Yeah, they got it back. A couple of weeks later we had to order paper. I’m an editor, and work in an office where we go through a LOT of paper. Sometimes it’s my turn to order it. Even when it’s not, it’s a small enough office that I have some influence on where we order it from…usually we check two or three different suppliers for the best price. But not always.

Oh, and I do understand that stores run out of things. I was at the “I’m frustrated, but I know it’s not your fault” stage when the customer service guy decided to get creative.

And my staple puller is now well hidden in my desk, along with the really good stapler, so that none of my coworkers will be tempted.

It doesn’t say that, either. The OP is ambiguous on this point; as written it is unclear whether she waited in line or not.

Now there’s a concept!

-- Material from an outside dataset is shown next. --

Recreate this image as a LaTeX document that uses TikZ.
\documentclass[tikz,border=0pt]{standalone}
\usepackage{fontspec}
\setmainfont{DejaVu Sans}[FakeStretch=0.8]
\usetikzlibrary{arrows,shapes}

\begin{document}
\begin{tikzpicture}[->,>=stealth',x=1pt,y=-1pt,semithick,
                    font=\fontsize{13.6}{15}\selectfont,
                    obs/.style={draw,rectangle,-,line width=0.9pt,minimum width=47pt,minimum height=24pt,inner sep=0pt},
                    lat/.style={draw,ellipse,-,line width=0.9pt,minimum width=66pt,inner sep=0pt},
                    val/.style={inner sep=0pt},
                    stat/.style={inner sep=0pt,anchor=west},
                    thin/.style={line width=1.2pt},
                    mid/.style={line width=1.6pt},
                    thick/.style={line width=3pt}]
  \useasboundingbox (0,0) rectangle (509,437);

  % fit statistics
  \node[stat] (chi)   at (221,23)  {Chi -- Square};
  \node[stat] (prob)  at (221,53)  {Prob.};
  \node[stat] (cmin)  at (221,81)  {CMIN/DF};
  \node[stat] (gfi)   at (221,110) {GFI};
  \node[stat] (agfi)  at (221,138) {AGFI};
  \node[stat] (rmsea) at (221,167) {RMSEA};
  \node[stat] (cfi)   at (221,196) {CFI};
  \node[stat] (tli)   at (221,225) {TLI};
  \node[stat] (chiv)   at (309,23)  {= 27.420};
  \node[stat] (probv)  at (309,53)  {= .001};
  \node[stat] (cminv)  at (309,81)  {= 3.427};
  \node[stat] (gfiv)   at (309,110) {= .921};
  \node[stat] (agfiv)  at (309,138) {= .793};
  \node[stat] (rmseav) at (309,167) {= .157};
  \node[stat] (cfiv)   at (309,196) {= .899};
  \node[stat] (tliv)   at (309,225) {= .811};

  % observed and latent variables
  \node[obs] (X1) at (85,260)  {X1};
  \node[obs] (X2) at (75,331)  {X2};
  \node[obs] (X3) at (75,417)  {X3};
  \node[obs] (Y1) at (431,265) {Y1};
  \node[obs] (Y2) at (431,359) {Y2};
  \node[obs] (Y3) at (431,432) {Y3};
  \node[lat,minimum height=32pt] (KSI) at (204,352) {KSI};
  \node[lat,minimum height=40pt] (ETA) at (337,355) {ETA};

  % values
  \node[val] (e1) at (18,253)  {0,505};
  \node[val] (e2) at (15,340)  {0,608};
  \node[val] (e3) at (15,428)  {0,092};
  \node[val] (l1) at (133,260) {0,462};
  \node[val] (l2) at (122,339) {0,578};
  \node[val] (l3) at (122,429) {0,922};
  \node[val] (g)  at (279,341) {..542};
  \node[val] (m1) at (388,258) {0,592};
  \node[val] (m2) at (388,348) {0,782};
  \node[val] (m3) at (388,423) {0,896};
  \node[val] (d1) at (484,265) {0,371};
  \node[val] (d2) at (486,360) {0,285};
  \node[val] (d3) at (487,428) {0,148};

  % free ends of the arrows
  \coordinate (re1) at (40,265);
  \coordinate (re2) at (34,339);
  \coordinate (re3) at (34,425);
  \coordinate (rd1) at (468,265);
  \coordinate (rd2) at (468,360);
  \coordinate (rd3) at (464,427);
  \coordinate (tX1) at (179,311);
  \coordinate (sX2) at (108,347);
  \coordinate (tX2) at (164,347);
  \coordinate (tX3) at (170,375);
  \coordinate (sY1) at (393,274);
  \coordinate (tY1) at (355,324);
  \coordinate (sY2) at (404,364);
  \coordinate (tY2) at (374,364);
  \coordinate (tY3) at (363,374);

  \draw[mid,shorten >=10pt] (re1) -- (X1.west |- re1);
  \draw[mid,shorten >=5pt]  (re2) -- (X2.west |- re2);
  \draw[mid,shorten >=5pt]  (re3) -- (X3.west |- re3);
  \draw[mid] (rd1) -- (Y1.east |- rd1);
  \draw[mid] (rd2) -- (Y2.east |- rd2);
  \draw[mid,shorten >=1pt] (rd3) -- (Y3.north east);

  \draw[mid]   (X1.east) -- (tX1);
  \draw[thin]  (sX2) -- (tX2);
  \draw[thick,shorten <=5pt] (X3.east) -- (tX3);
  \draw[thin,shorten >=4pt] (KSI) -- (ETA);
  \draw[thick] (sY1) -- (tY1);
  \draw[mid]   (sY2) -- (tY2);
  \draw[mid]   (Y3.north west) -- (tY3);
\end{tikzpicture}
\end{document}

When stores start doing that, online shopping will be a thing of the past.

I didn’t claim that the OP specifically said what I proposed. I offered it (hence “How about…”) as a plausible scenario that fits the description in the OP while not requiring the assumption of butting in.

It’s true that the OP doesn’t specify on that point. But given that the OP was ranting about people doing unreasonable things, it beggars belief that he wouldn’t have mentioned it if the customer did butt in line. My point is that Guin had no basis to claim that the OP said she did - the OP very clearly did not say that she did.